Beethoven 2020 – 250 anni della nascita del compositore
Fantasia in do minore per pianoforte, coro e orchestra op. 80
Adagio-Finale (Allegro-Allegretto ma non troppo)
Composizione senza precedenti dal punto di vista formale e imitata in seguito soltanto da Ferruccio Busoni e da Raplh Vaughan Williams, la Fantasia in do minore per pianoforte, coro e orchestra op. 80 fu composta da Beethoven per concludere la famosa Accademia del 22 dicembre 1808 tenuta al Theater an der Wien durante la quale furono eseguite altre sue opere: la Quinta e la Sesta sinfonia, parti della Messa in do maggiore, e in prima assoluta il Quarto concerto per pianoforte. In quest’occasione si esibì al pianoforte lo stesso Beethoven che diede vita ad una vera e propria improvvisazione fino all’ingresso dell’orchestra segnata in partitura con l’indicazione Finale. Soltanto un anno dopo, in vista della pubblicazione, Beethoven mise sulla carta la prima parte della Fantasia segnandola con l’andamento Adagio. Non avendo molto tempo per comporre la musica e trovare un testo che potesse esprimere la sua filosofia, Beethoven scelse un Lied, scritto nel 1795, intitolato Gegenliebe (Amore reciproco) su testo di A. Bürger e ne trasformò il tema nel soggetto principale. Chiese al poeta Christoph Kuffner di scrivere un nuovo testo, dandogli suggerimenti ben precisi, ma la poesia, tuttavia, non è né presente nell’opera omnia del poeta né è citata nella sua biografia.

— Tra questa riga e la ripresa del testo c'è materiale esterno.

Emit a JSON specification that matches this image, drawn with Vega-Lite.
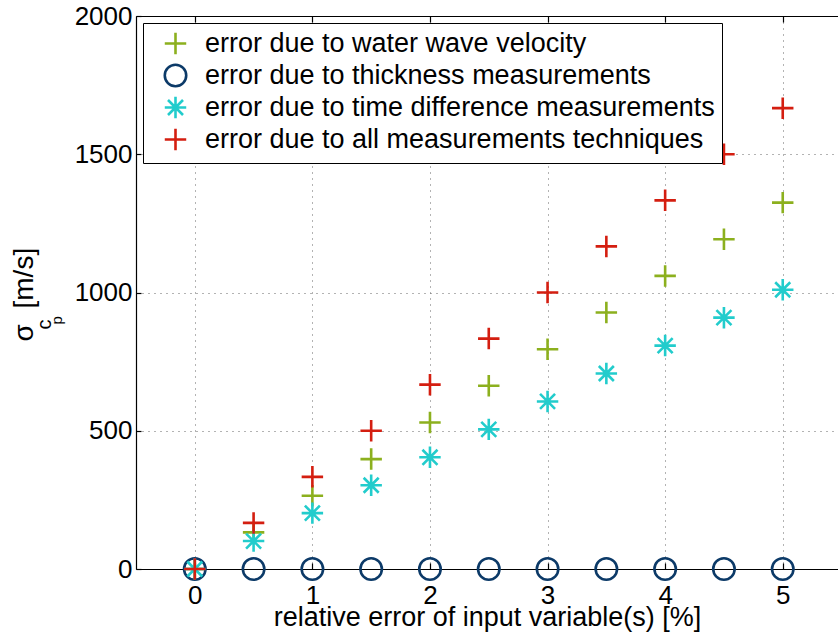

Opera sperimentale per le ardite combinazioni timbriche e strumentali, per un uso molto originale delle masse orchestrali e una struttura formale senza precedenti, la Fantasia si apre con un Adagio di carattere improvvisativo e rapsodico affidato al pianoforte. Un poderoso accordo di do minore, che sembra richiamare il mondo tonale della Quinta sinfonia, si frantuma in arpeggi e virtuosistici disegni senza mai assumere una precisa connotazione melodica e armonica. Questo Adagio è una lunga cadenza, alla cui conclusione attacca l’orchestra, Allegro, con i violoncelli che espongono una breve idea tematica a cui risponde il pianoforte. Si stabilisce un dialogo tra il pianoforte e l’orchestra in stile melodrammatico, mentre nel successivo Meno allegro il pianoforte espone un tema che viene sottoposto a cinque variazioni da parte degli altri strumenti che, nell’ordine, sono il flauto, l’oboe, il clarinetto accompagnato dal fagotto, il quartetto d’archi e l’intera orchestra in una scrittura che da cameristica diventa progressivamente sinfonica. Dopo la Quinta variazione torna protagonista il protagonista che prima si produce in un episodio concertante e, poi, esegue la Sesta variazione, l’unica in minore, alla quale si contrappongono la Settima, estatica ed idillica, e l’Ottava, una vera e propria marcia trionfale in fa maggiore. Dopo un nuovo intervento del pianoforte inizia l’ultima parte della Fantasia che anticipa la concezione formale e strutturale dell’Inno alla gioia della Nona grazie alla sua lunga melodia e alla patetica sospensione nel suo punto culmimante. Protagonista di questa sezione, che si conclude con un travolgente Presto, è il coro che riprende il tema iniziale in do maggiore.
Con lusingante dolcezza
risuonano le armonie della nostra vita
e dalla poesia sbocciano fiori sempre verdi.
Pace e letizia scorrono
come il fluire delle onde;
il rancore e l’amarezza
che premevano dentro di noi
lasciano il passo a più nobili sentimenti.
Quando domina la magia dei suoni
e la sacra parola si esprime,
allora il meraviglioso si manifesta,
notte e tempesta diventano luce;
la pace all’intorno e la letizia interiore
regnano per i felici.
Il sole primaverile delle arti
fa scaturire la luce dalla loro unione.
Quanto di grande c’è nei nostri cuori
torna a fiorire più bello,
non appena lo spirito si eleva
un coro celestiale risuona tutt’intorno.
accogliete, anime belle,
lietamente i doni dell’arte.
Quando l’amore si unisce alla forza
l’uomo è ricompensato dal favore degli dei.